Tal como Lillo ignora la existencia de Melville en «La ballena», Melville ignora la existencia de Chile en Benito Cereno. Yo lo encuentro harta gracia, sobre todo  considerando que la novela trata precisamente de un darse cuenta, de una teja que cae, de entender que el mundo es mucho más de lo que nos imaginamos. Si hay algo que el capitán Delano advierte es que ahí mismo, delante de sus narices, otro mundo pudo haber nacido, un mundo en el que los esclavos africanos son los amos y los señores blancos los siervos. Entiende también que el lugar que ocupamos en nuestras sociedades se parece mucho al papel de un actor en una obra de teatro, que la comedia en la que vivió durante todo un día es perfectamente habitable como la realidad. «Trying to break one charm –escribe Melville– he was but becharmed anew»: al tratar de de romper un hechizo otra vez quedó hechizado.
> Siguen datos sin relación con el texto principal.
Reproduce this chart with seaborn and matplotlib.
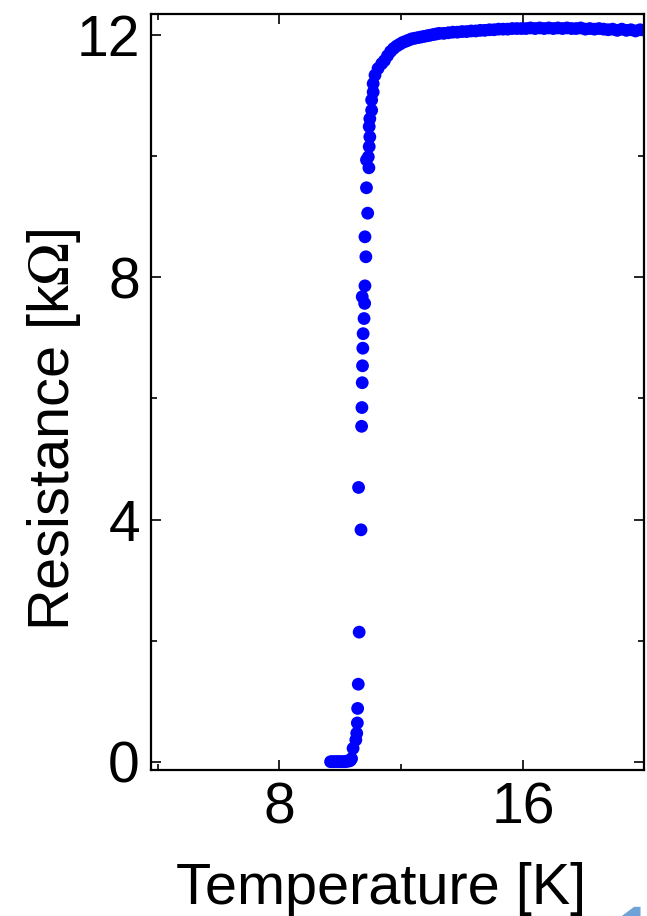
import matplotlib
matplotlib.use("Agg")
import matplotlib.pyplot as plt
from matplotlib.patches import Polygon
from matplotlib.ticker import MultipleLocator, FixedLocator
import seaborn as sns
import pandas as pd

# temperature [K] / resistance [kOhm]
temp_low = [9.68, 9.74, 9.80, 9.86, 9.92, 9.98, 10.04, 10.10, 10.16, 10.22,
            10.28, 10.33, 10.37, 10.42, 10.51, 10.54, 10.56, 10.57, 10.59, 10.62,
            10.68, 10.60, 10.70, 10.71, 10.72, 10.73, 10.74, 10.75, 10.78, 10.80,
            10.72, 10.81, 10.84, 10.81, 10.90, 10.86]
res_low = [0.0, 0.0, 0.0, 0.0, 0.0, 0.0, 0.0, 0.0, 0.0, 0.01,
           0.01, 0.02, 0.05, 0.22, 0.36, 0.47, 0.64, 0.88, 1.28, 2.14,
           3.83, 4.53, 5.54, 5.85, 6.26, 6.54, 6.83, 7.07, 7.32, 7.57,
           7.68, 7.86, 8.34, 8.67, 9.06, 9.48]

temp_knee = [10.94, 10.86, 10.92, 10.95, 10.97, 10.95, 10.97, 11.03, 11.03, 11.08,
             11.08, 11.14, 11.24, 11.36, 11.45, 11.55, 11.65, 11.75, 11.85, 11.95,
             12.05, 12.15, 12.25, 12.35, 12.45, 12.55, 12.65, 12.75, 12.85, 12.95,
             13.05, 13.15, 13.25]
res_knee = [9.81, 9.94, 9.99, 10.16, 10.32, 10.49, 10.62, 10.76, 10.93, 11.06,
            11.20, 11.34, 11.45, 11.53, 11.58, 11.66, 11.73, 11.78, 11.82, 11.85,
            11.88, 11.90, 11.92, 11.94, 11.95, 11.96, 11.97, 11.98, 11.99, 12.00,
            12.01, 12.02, 12.03]

temp_high = [13.40, 13.55, 13.70, 13.85, 14.00, 14.15, 14.30, 14.45, 14.60, 14.75,
             14.90, 15.05, 15.20, 15.35, 15.50, 15.65, 15.80, 15.95, 16.10, 16.25,
             16.40, 16.55, 16.70, 16.85, 17.00, 17.15, 17.30, 17.45, 17.60, 17.75,
             17.90, 18.05, 18.20, 18.35, 18.50, 18.65, 18.80, 18.95, 19.10, 19.25,
             19.40, 19.55, 19.70, 19.85, 20.00]
res_high = [12.03, 12.04, 12.05, 12.05, 12.06, 12.06, 12.07, 12.07, 12.08, 12.08,
            12.09, 12.09, 12.10, 12.10, 12.10, 12.11, 12.11, 12.11, 12.11, 12.12,
            12.11, 12.12, 12.11, 12.12, 12.11, 12.12, 12.11, 12.12, 12.11, 12.11,
            12.12, 12.10, 12.11, 12.10, 12.11, 12.10, 12.09, 12.10, 12.08, 12.10,
            12.08, 12.09, 12.07, 12.09, 12.08]

df = pd.DataFrame({
    "T": temp_low + temp_knee + temp_high,
    "R": res_low + res_knee + res_high,
})

sns.set_style("ticks")
plt.rcParams["font.family"] = ["Liberation Sans", "DejaVu Sans"]
plt.rcParams["mathtext.fontset"] = "stix"
plt.rcParams["text.color"] = "black"
plt.rcParams["axes.labelcolor"] = "black"

fig = plt.figure(figsize=(6.47, 9.16), dpi=100)
ax = fig.add_axes([0.2334, 0.1594, 0.7620, 0.8253])

sns.scatterplot(data=df, x="T", y="R", ax=ax, color="#0000ff", s=85,
                edgecolor="none", linewidth=0, legend=False)

ax.set_xlim(3.78, 19.98)
ax.set_ylim(-0.137, 12.35)
ax.xaxis.set_major_locator(FixedLocator([8, 16]))
ax.xaxis.set_minor_locator(FixedLocator([4, 12, 20]))
ax.yaxis.set_major_locator(MultipleLocator(4))
ax.yaxis.set_minor_locator(FixedLocator([2, 6, 10]))

ax.tick_params(which="both", direction="in", top=True, right=True, width=1.2, colors="black")
ax.tick_params(which="major", length=7.5, labelsize=41, pad=8)
ax.tick_params(which="minor", length=4.5)
for sp in ax.spines.values():
    sp.set_linewidth(1.6)
    sp.set_color("black")

ax.set_xlabel("Temperature [K]", fontsize=41.5)
ax.set_ylabel(r"Resistance [k$\Omega$]", fontsize=41.5)
ax.xaxis.set_label_coords(0.4675, -0.122)
ax.xaxis.label.set_va("top")
ax.yaxis.set_label_coords(-0.138, 0.45)

# sliver of the neighbouring panel at the lower right corner
fig.patches.append(Polygon([[0.961, 0.0], [0.980, 0.010], [0.990, 0.010], [0.990, 0.0]],
                           closed=True, transform=fig.transFigure,
                           facecolor="#6fa3d8", edgecolor="none"))

fig.savefig("out.png", dpi=100)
Pese a todo lo que sabe, la ignorancia de Melville es oceánica. Mientras sigue creyendo que Benito Cereno es el capitán del barco amotinado le aconseja con pasmosa ceguera: «El mejor camino sería ir a la Isla de Santa María, donde podrían encontrar agua con facilidad, como hacían los extranjeros, ya que esta era una isla desierta». ¿Debo decir que no, que la isla ha estado habitada desde el año 2500 antes de Cristo?

Baldomero Lillo ignora a Herman Melville y sin embargo lo imita. Herman Melville ignora la existencia de Chile y pasa por el lado de Baldomero Lillo. No hay ninguna enseñanza en este cruce curioso, esta nube con forma de elefante, esta rara constelación. O una, tal vez: no todas las figuras tienen un sentido.